Five WBCECU Members Charged With Fraud

WILKES-BARRE, Pa. — Five members of Wilkes-Barre City Employees FCU, including one employee, were charged Thursday with conspiracy and bank fraud related to an elaborate scheme to obtain loans with false collateral and stolen identities.

Indictments were returned from a grand jury in Scranton following the corruption investigation of the CU by the FBI and the Pennsylvania State Police, according to the U.S. Attorney's Office for the Middle District of Pennsylvania.

Jim Payne, former head of Wilkes-Barre City Employees FCU, committed suicide from a self-inflicted gunshot wound on March 10, one day before his scheduled testimony in front of a federal grand jury regarding the probe.

According to U.S. Attorney Peter Smith, Tino Ninotti, 35; Jason Anthony, 34; Leo Glodzik, 43; Amanda Magda, 30 and Jeffrey Serafin, age 35, were charged in three separate indictments related to activities of the credit union, according to published reports.

Glodzik is also charged with tampering with a witness.
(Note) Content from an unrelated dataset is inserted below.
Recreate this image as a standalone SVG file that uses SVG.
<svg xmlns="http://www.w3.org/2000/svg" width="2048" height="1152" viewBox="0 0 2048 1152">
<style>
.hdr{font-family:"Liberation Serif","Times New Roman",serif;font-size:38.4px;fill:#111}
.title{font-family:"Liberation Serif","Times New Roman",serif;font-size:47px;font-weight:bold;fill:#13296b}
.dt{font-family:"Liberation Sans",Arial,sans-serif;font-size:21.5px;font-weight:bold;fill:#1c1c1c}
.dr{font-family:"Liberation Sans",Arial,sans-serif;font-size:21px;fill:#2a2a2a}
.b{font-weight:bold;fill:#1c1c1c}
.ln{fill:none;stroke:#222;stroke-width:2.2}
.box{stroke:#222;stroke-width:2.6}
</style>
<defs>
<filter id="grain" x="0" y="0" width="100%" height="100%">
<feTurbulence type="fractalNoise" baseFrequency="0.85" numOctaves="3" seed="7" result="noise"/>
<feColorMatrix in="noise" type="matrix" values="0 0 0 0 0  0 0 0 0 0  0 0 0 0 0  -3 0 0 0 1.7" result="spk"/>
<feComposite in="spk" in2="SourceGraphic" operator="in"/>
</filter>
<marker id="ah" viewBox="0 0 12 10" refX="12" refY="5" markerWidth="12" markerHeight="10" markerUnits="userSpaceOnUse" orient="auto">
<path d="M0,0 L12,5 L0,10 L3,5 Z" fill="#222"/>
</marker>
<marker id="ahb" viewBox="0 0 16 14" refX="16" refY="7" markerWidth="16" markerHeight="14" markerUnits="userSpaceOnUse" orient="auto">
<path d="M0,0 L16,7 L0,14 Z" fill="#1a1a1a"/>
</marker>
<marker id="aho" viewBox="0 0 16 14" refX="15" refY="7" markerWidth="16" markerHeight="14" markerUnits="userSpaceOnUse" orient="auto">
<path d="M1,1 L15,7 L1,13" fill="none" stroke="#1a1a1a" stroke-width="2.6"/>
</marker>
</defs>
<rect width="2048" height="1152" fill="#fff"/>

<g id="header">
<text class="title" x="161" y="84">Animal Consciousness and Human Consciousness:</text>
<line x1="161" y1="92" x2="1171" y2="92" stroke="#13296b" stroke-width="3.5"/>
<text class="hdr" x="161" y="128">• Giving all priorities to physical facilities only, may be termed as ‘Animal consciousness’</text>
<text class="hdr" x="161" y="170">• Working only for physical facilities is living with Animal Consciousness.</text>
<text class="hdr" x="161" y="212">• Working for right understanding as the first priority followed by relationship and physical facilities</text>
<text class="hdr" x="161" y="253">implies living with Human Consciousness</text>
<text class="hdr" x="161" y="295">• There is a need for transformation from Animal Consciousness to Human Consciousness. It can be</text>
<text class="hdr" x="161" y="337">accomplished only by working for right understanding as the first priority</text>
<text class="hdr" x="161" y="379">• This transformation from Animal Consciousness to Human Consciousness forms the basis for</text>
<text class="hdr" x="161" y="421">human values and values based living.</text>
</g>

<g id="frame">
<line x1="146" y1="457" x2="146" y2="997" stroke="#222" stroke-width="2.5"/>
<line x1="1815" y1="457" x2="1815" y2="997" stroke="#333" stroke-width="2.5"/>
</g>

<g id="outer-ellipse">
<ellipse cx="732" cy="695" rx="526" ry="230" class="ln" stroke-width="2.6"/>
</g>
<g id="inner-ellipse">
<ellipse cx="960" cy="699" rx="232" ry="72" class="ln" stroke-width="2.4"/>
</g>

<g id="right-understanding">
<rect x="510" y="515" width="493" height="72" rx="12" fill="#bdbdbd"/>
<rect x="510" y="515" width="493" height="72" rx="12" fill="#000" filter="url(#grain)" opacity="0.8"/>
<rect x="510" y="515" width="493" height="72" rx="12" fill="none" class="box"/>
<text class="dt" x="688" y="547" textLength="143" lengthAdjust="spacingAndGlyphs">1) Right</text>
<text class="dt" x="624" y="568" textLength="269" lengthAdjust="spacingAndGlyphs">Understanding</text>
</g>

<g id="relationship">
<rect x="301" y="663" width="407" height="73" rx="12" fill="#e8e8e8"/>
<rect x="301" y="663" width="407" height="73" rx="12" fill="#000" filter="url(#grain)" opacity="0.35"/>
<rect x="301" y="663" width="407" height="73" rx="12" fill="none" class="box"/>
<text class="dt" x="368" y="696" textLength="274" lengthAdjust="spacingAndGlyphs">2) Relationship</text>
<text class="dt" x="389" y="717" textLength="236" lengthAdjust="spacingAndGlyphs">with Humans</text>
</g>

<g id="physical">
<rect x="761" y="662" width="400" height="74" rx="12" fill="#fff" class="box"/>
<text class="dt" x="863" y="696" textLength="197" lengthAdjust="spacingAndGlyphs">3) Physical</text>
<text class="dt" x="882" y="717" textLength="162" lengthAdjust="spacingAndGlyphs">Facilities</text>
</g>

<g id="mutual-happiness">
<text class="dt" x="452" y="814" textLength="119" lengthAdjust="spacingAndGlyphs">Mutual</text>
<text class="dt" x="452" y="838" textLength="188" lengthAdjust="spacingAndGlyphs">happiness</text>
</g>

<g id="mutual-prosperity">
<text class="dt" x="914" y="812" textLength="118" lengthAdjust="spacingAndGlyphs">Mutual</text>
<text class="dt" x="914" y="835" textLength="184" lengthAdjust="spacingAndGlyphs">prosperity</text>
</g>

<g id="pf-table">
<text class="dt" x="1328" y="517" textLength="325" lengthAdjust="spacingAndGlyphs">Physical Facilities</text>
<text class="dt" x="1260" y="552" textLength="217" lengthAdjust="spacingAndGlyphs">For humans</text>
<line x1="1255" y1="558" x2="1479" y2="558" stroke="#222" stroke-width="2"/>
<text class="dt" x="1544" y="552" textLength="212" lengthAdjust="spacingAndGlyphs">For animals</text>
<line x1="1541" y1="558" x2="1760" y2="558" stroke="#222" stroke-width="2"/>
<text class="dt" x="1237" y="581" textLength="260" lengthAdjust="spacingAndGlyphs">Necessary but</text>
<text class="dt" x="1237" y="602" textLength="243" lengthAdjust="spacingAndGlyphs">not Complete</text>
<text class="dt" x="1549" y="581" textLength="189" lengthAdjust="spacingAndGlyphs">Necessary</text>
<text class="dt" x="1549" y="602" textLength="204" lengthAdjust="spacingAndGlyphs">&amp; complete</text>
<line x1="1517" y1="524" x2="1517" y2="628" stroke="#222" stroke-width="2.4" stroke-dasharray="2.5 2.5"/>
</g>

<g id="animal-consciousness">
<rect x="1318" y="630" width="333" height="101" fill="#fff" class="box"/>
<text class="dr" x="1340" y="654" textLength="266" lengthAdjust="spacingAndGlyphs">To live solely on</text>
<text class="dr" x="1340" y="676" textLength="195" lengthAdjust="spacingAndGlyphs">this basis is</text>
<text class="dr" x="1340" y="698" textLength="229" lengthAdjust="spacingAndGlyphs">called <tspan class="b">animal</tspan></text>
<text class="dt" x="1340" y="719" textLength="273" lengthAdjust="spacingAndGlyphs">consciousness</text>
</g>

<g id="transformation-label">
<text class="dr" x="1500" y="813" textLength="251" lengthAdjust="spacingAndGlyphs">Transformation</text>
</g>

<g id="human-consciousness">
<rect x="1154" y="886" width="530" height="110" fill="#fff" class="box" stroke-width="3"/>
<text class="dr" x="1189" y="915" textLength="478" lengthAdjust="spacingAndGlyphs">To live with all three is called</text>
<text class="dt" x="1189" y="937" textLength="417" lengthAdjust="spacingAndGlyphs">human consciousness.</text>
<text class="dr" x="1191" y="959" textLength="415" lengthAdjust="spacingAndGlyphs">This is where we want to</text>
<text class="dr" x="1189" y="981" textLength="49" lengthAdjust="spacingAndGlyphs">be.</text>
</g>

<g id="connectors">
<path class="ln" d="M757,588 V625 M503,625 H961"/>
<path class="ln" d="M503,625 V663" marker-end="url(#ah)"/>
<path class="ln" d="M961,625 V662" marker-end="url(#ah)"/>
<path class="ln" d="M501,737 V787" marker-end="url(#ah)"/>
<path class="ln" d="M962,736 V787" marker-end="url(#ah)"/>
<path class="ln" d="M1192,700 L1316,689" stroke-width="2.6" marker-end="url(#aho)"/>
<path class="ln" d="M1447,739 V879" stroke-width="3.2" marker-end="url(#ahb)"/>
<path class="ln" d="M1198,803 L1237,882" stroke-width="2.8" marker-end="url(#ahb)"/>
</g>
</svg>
Magda was the assistant manager at the CU. Anthony is a Wilkes-Barre city police officer, while Ninotti is a former Wilkes-Barre city police officer. Glodzik is a contractor whose company had a towing contract with the city of Wilkes-Barre.

Four of the defendants appeared Thursday before Magistrate Judge Karoline Mehalchick in federal court in Wilkes-Barre. Ninotti, Anthony and Glodzik were released from custody and ordered to report to pretrial services. Glodzik was ordered to surrender his passport. Serafin was released on his own recognizance. A hearing for Magda was expected to take place Thursday.

The indictments allege that the defendants, earlier this year, individually or by aiding and abetting one another, secured loans from the CU by means of false and fraudulent pretenses, including the use of false collateral, the stolen identities of others who were not aware of loans in their names, and forgery. Magda and Anthony are charged in one indictment; Ninotti, Glodzik and Magda in a second indictment; and Serafin alone in the third indictment.

If convicted, the defendants each face up to 30 years in prison and fines in the amount of $1 million.

Sean Quinn, director of the Federal Bureau of Investigation's Scranton, Pa., office previously attributed Payne's death to "a byproduct of corruption." He did not say if Payne, 50, had been a target of the probe.